Vê-se, pois, que não compete ao homem conceber as leis da Moral segundo critérios meramente pessoais; não são as conveniências nem o bom senso puramente subjetivo do indi­víduo que fazem as categorias do bem e do mal. Todo homem é teônomo (regido por Deus); ninguém é autônomo (regido por si próprio). Cada ser humano é destinado a tornar-se uma nota harmoniosa numa maravilhosa sinfonia cujo autor e re­gente é o próprio Deus. Ninguém se explica por si mesmo; ninguém tem sua razão de ser em si, mas, ao contrário, todo homem encontra no plano de Deus e no «integrar-se nesse plano» a sua justificativa e a sua grandeza. Por conseguinte, à consciência de cada indivíduo toca o dever de obedecer à vontade de Deus expressa de maneira objetiva.

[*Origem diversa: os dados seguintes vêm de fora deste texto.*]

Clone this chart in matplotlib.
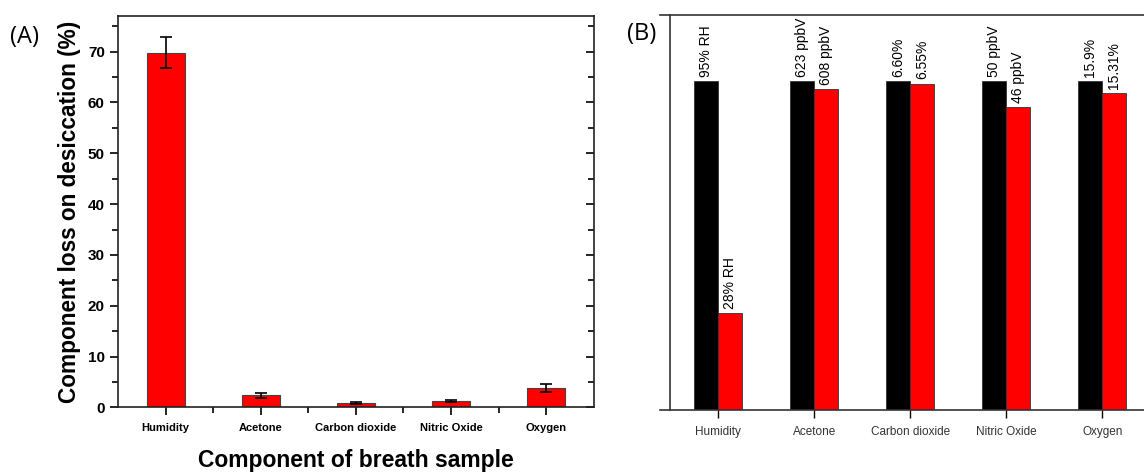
import matplotlib
matplotlib.use('Agg')
import matplotlib.pyplot as plt
import numpy as np
from matplotlib.ticker import MultipleLocator, FixedLocator

plt.rcParams['font.family'] = ['Liberation Sans', 'DejaVu Sans']

components = ['Humidity', 'Acetone', 'Carbon dioxide', 'Nitric Oxide', 'Oxygen']

# panel A: loss on desiccation (%)
loss = [69.8, 2.4, 0.8, 1.3, 3.8]
loss_err = [3.0, 0.5, 0.2, 0.15, 0.75]

# panel B: before / after desiccation (bar heights relative to "before")
before_rel = [1.0, 1.0, 1.0, 1.0, 1.0]
after_rel = [28 / 95, 608 / 623, 6.55 / 6.60, 46 / 50, 15.31 / 15.9]
before_labels = ['95% RH', '623 ppbV', '6.60%', '50 ppbV', '15.9%']
after_labels = ['28% RH', '608 ppbV', '6.55%', '46 ppbV', '15.31%']

fig = plt.figure(figsize=(11.44, 4.74), dpi=100)

# ---- Panel A
ax = fig.add_axes([0.1031, 0.1403, 0.416, 0.826])
x = np.arange(len(components))
ax.bar(x, loss, width=0.4, color='#ff0000', edgecolor='#444444', linewidth=0.8,
       yerr=loss_err, capsize=4, error_kw=dict(ecolor='black', elinewidth=1.2, capthick=1.2))
ax.set_xlim(-0.5, 4.5)
ax.set_ylim(0, 77)
ax.set_xticks(x)
ax.set_xticklabels(components, fontsize=8, fontweight='bold')
ax.xaxis.set_minor_locator(FixedLocator(x[:-1] + 0.5))
ax.yaxis.set_major_locator(MultipleLocator(10))
ax.yaxis.set_minor_locator(MultipleLocator(5))
for lab in ax.get_yticklabels():
    lab.set_fontweight('bold')
ax.tick_params(axis='y', which='both', labelsize=11, right=True, direction='out', width=1.2)
ax.tick_params(axis='y', which='major', length=6)
ax.tick_params(axis='y', which='minor', length=4)
ax.tick_params(axis='x', which='major', length=6, width=1.2, pad=5)
ax.tick_params(axis='x', which='minor', length=4, width=1.2)
for s in ax.spines.values():
    s.set_linewidth(1.2)
    s.set_color('#222222')
# right side ticks point inward
for t in ax.yaxis.get_major_ticks() + ax.yaxis.get_minor_ticks():
    t.tick2line.set_marker(matplotlib.lines.TICKLEFT)
ax.set_ylabel('Component loss on desiccation (%)', fontsize=16.3, fontweight='bold', labelpad=5)
ax.set_xlabel('Component of breath sample', fontsize=16.5, fontweight='bold', labelpad=12)
fig.text(0.009, 0.91, '(A)', fontsize=17, family=['Open Sans', 'DejaVu Sans'])

# ---- Panel B
bx = fig.add_axes([0.5773, 0.1340, 0.4283, 0.8340])
w = 0.25
bx.bar(x - w / 2, before_rel, width=w, color='black', edgecolor='#333333', linewidth=0.6)
bx.bar(x + w / 2, after_rel, width=w, color='#ff0000', edgecolor='#333333', linewidth=0.6)
for xi, v, t in zip(x - w / 2, before_rel, before_labels):
    bx.annotate(t, (xi, v), xytext=(0, 3), textcoords='offset points', rotation=90,
                ha='center', va='bottom', fontsize=10)
for xi, v, t in zip(x + w / 2, after_rel, after_labels):
    bx.annotate(t, (xi, v), xytext=(0, 3), textcoords='offset points', rotation=90,
                ha='center', va='bottom', fontsize=10)
bx.set_xlim(-0.6, 4.5)
bx.set_ylim(0, 1.20)
bx.set_xticks(x)
bx.set_xticklabels(components, fontsize=8.5, color='#333333')
bx.set_yticks([])
bx.tick_params(axis='x', length=6, width=1.0, pad=5)
bx.spines['left'].set_position(('data', -0.5))
bx.spines['right'].set_visible(False)
for s in bx.spines.values():
    s.set_linewidth(1.2)
    s.set_color('#333333')
fig.text(0.548, 0.915, '(B)', fontsize=17, family=['Open Sans', 'DejaVu Sans'])

fig.savefig('out.png', dpi=100)
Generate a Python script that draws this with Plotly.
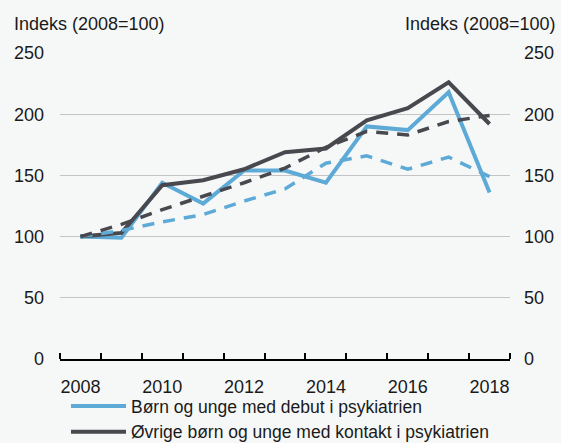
import plotly.graph_objects as go

years = [2008, 2009, 2010, 2011, 2012, 2013, 2014, 2015, 2016, 2017, 2018]
debut = [100, 99, 144, 127, 154, 154, 144, 190, 187, 218, 136]
ovrige = [100, 103, 142, 146, 155, 169, 172, 195, 205, 226, 192]
debut_trend = [100, 105, 112, 118, 129, 139, 160, 166, 155, 165, 149]
ovrige_trend = [100, 110, 122, 133, 144, 156, 173, 186, 183, 194, 199]
name_debut = "Børn og unge med debut i psykiatrien"
name_ovrige = "Øvrige børn og unge med kontakt i psykiatrien"
xlabels = [2008, 2010, 2012, 2014, 2016, 2018]
yticks = [0, 50, 100, 150, 200, 250]
ytitle = "Indeks (2008=100)"

BLUE = "#5eaad7"
DARK = "#48484e"
BG = "#f6f8f8"
FONT = "Liberation Sans, Arial, sans-serif"
W, H = 561, 443

fig = go.Figure()
fig.add_trace(go.Scatter(x=years, y=debut, mode="lines", name=name_debut,
                         line=dict(color=BLUE, width=4)))
fig.add_trace(go.Scatter(x=years, y=ovrige, mode="lines", name=name_ovrige,
                         line=dict(color=DARK, width=4)))
fig.add_trace(go.Scatter(x=years, y=debut_trend, mode="lines", showlegend=False,
                         line=dict(color=BLUE, width=3.5, dash="12px,9px")))
fig.add_trace(go.Scatter(x=years, y=ovrige_trend, mode="lines", showlegend=False,
                         line=dict(color=DARK, width=3.5, dash="12px,9px")))
# invisible trace for right axis
fig.add_trace(go.Scatter(x=[years[0]], y=[0], yaxis="y2", mode="markers",
                         marker=dict(opacity=0), showlegend=False, hoverinfo="skip"))

xdom = [60 / W, 510 / W]
ydom = [(H - 359) / H, (H - 53) / H]

fig.update_layout(
    width=W, height=H,
    margin=dict(l=0, r=0, t=0, b=0, autoexpand=False),
    paper_bgcolor=BG, plot_bgcolor=BG,
    font=dict(family=FONT, size=18, color="#1a1a1a"),
    xaxis=dict(domain=xdom, range=[2007.5, 2018.5], tickvals=xlabels,
               ticks="", showgrid=False, zeroline=False,
               showline=True, linecolor="black", linewidth=2,
               ticklabelstandoff=10, automargin=False,
               minor=dict(tickvals=[y - 0.5 for y in years] + [2018.5],
                          ticks="inside", ticklen=6, tickcolor="black",
                          tickwidth=1.5, showgrid=False)),
    yaxis=dict(domain=ydom, range=[0, 250], tickvals=yticks,
               showgrid=True, gridcolor="#c4c4c4", gridwidth=1,
               zeroline=False, showline=False, ticks="",
               ticklabelstandoff=15, automargin=False),
    yaxis2=dict(overlaying="y", side="right", range=[0, 250], tickvals=yticks,
                showgrid=False, zeroline=False, showline=False, ticks="",
                ticklabelstandoff=13, automargin=False, anchor="x"),
    legend=dict(x=66 / W, xanchor="left", y=(H - 388) / H, yanchor="top",
                bgcolor="rgba(0,0,0,0)", itemwidth=55,
                font=dict(size=17.5, family=FONT), tracegroupgap=0),
    showlegend=True,
    annotations=[
        dict(text=ytitle, xref="paper", yref="paper", x=12 / W, xanchor="left",
             y=(H - 24) / H, yanchor="middle", showarrow=False,
             font=dict(size=18, family=FONT, color="#1a1a1a")),
        dict(text=ytitle, xref="paper", yref="paper", x=558 / W, xanchor="right",
             y=(H - 24) / H, yanchor="middle", showarrow=False,
             font=dict(size=18, family=FONT, color="#1a1a1a")),
    ],
)

fig.write_html(
    "out.html",
    config={"displayModeBar": False},
    post_script="document.body.style.margin='0';document.body.style.overflow='hidden';",
)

Numa palavra: a consciência humana não está acima da lei natural e da Revelação Divina, mas, ao contrário, é sujeita a ambas, devendo-lhes obediência.

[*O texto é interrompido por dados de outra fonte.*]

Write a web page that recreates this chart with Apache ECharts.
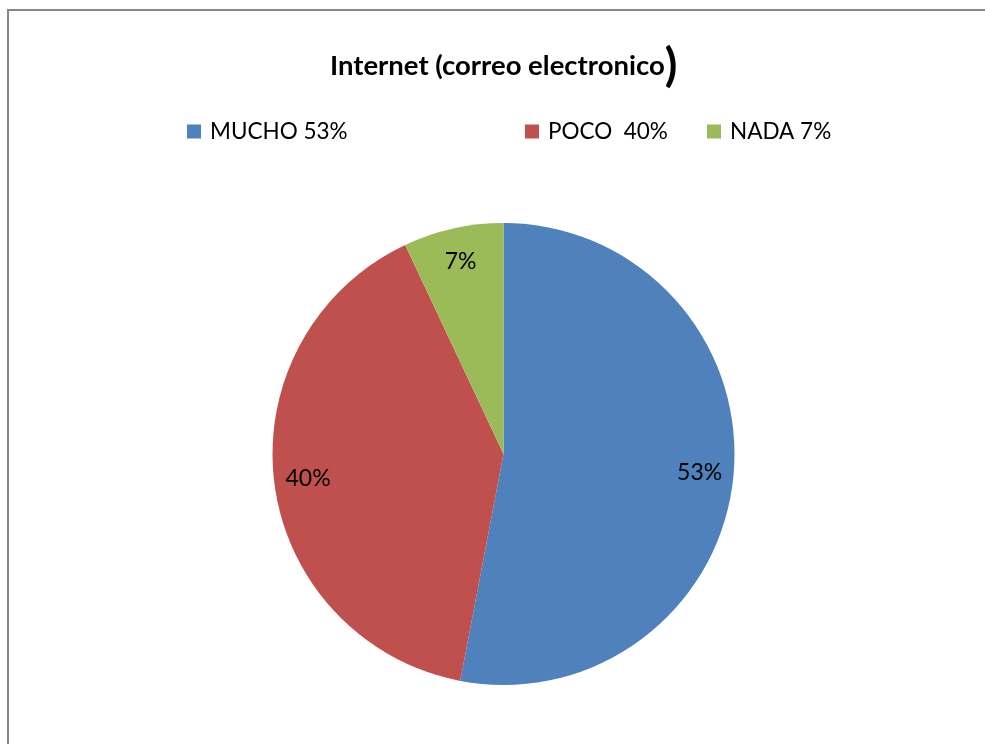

A respeito da «libertação total» trazida por Cristo aos homens, note-se que é tema que São Paulo explana com grande empenho (cf. Gá1 5,1). Consequentemente, deve ser entendida no sentido que o Apóstolo mesmo lhe atribui. Ora a libertação, segundo São Paulo, consiste em que o homem se emancipe do pecado e das paixões (cf. Rom 6,20-22; 7,17.25; 8,2) ; consiste também na ab-rogação da Lei de Moisés, que colocava os judeus sob o regime do temor mais do que do amor (cf. Gál 4,1-7; Rom 8,15-17). O cristão, porém, assim libertado, não deixa de ser um servo de Cristo (cf. 1 Cor 7,22s; 9,21), servo de Cristo que toma conhecimento da von­tade do Senhor através da Igreja visível e do magistério dessa Santa Igreja:

«Irmãos, permanecei firmes e conservai as tradições que de nós recebestes, tanto por palavra como por carta» (2 Tes 2,15).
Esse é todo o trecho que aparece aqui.